たとえ苦情の内容が真っ当であっても、訪問介護事業所との契約内容に即していない場合には、クレーマーになってしまいます。
まずは、自分の主張が契約に則したものなのかを確認するためにも、契約書を用意しておきましょう。
5.クレームを入れるか迷ったら考えるべきポイント
実際に苦情を申し立てるか迷った人は、以下の3つのポイントについて考えてみてください。
- 不当な主張でないかを必ず確認する
- 訪問介護事業所に遠慮しない
- 家族に相談してみる
意見は中立な立場からみると、どちらかに偏っている可能性があります。また、遠慮すると、我慢が不満に変わる場合もあるほどです。
すぐに相談できる状態で過ごせると、高品質なサービスを受けられます。
その1.クレームが不当でないかを必ず確認する
不当な主張であった場合には、クレーマーに認定されたり、契約を打ち切られたりする可能性があります。
生活の一部になっている訪問介護の契約が打ち切られてしまっては、また次の事業所と契約するまでの間、生活が安定しないこともあるでしょう。
くれぐれも、理不尽な要求をしていないか、自分で確認してみてください。
不当かどうか判断がつかない場合には、ケアマネジャーに相談という形で話しだけ聞いてもらうこともおすすめです。
不当なクレームだと判断されないように、まずは自分の主張が真っ当なものかを確認しましょう。
その2.訪問介護事業所に遠慮しない
なかには、「訪問介護事業所にはよくしてもらっているから…」と、自分の主張を遠慮してしまう人もいるかもしれません。

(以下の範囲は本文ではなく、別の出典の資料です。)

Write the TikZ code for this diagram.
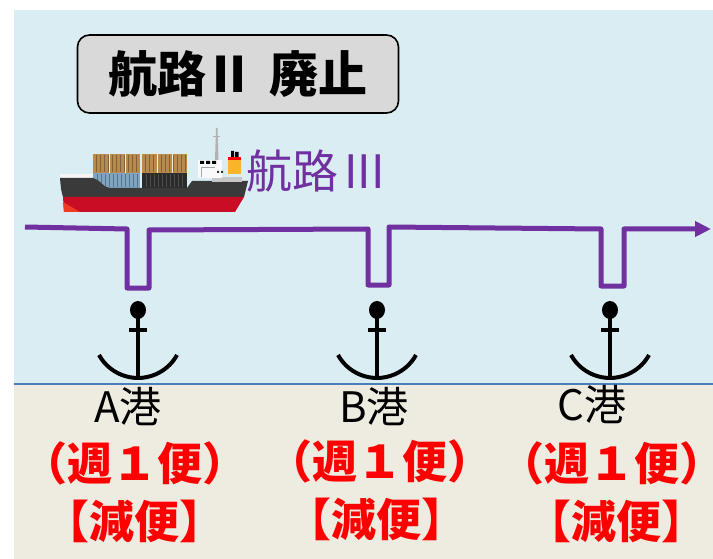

しかし、自分の主張に問題がなく、明らかに事業所が悪いと感じている場合には、遠慮なく苦情を出しましょう。
訪問介護事業所と利用者は、対等な関係にあります。
遠慮してしまうと、生活がずっと不便なまま、納得のいかない介護サービスを受け続けることになってしまいます。
遠慮せずに気持ちを伝えることで、事業所が改善を試みた場合には、毎日がより生活しやすくなるはずです。
その3.家族に相談してみる
クレームを入れるか迷ったときには、家族に相談してみることもポイントの1つです。
ひとりで悩んでいても、いつまで経っても解決しないこともあるため、家族を頼ってみましょう。
家族に悩みを聞いてもらうだけでも、適切なアドバイスによってあっさり解決する場合もあります。
苦情を出さずに済み、なおかつ問題が解決する可能性があるため、なかなか行動できない場合には、家族を頼ってみてください。
まとめ:クレームの前に落ち着いて確認!
今回は、訪問介護に対してクレームを入れる手順や、クレーマーにならないようにするためのポイントを紹介しました。
訪問介護に対して納得できないことがあったり、腹立たしい出来事があったりしたとき、そのままの勢いで苦情を入れてしまう人もいるでしょう。
しかし本当に自分の主張が正しいのか、いったん落ち着いて考えて、簡単な相談という形でケアマネジャーに相談してみることも大切です。
- もし自分に落ち度があった場合
- 契約書とは異なる内容であった場合
- あまりに不当な苦情であった場合
上記のケースでは、クレーマーに認定され契約解除となってしまう可能性があります。
一時的な感情での主張でないかを事前に考えてみることで、良好な関係を築けるでしょう。